By adding a spoiler bulkhead within the trapezoidal tooth cavity, a labyrinth seal (LS) structure is constructed with a bulkhead-tooth cavity. This design allows the tooth cavities to be subdivided without changing the original seal dimensions, enabling fine-tuned control of the fluid flow field within the cavities to improve the sealing performance. Based on three-dimensional transient computational fluid dynamics (CFD) methods and the self-developed plate test platform of the clearance seal, the leakage control and rotordynamic stability of several typical bulkhead-tooth LSs such as cross tooth (CTLS), side tooth (STLS), bevel tooth (BTLS) bulkhead and standard tooth labyrinth seals (SLS) have been relatively analyzed.
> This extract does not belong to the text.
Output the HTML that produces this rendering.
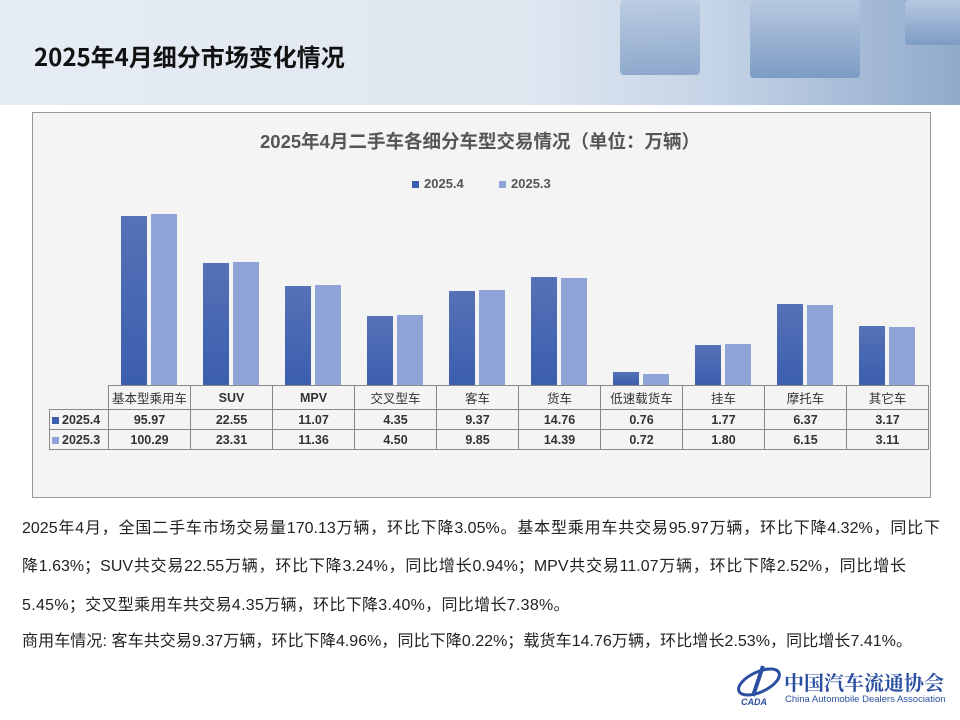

The results show that the maximum leakage rate reduction of the CTLS and STLS is approximately 25 % and 22 %, respectively, compared to the standard tooth LS, while the BTLS achieves a reduction of approximately 10 %. The effective damping of CTLS, BTLS, and STLS can be improved by 36.6 %, 21.3 %, and −19.7 %, respectively, while the effective rigidity coefficients increase by 56.1 %, 43.4 %, and 7.5 %, respectively. The more substantial vortex dissipation effect within the cross-tooth and bevel-tooth cavities of LS and its obstruction to the clearance jet can improve the leakage control ability of the BTLS and CTLS. Meanwhile, the stronger vortex and more uniform distribution of circumferential velocity and pressure caused by the increase in fluid viscosity have significantly improved both the direct damping coefficient and the cross-damping coefficient of BTLS and CTLS. The enhanced constriction effect of STLS at the cavity outlet can improve the leakage control ability of STLS, but when superimposed with the negative moments in the tooth cavities, results in significant negative direct stiffness and reduced direct damping coefficient.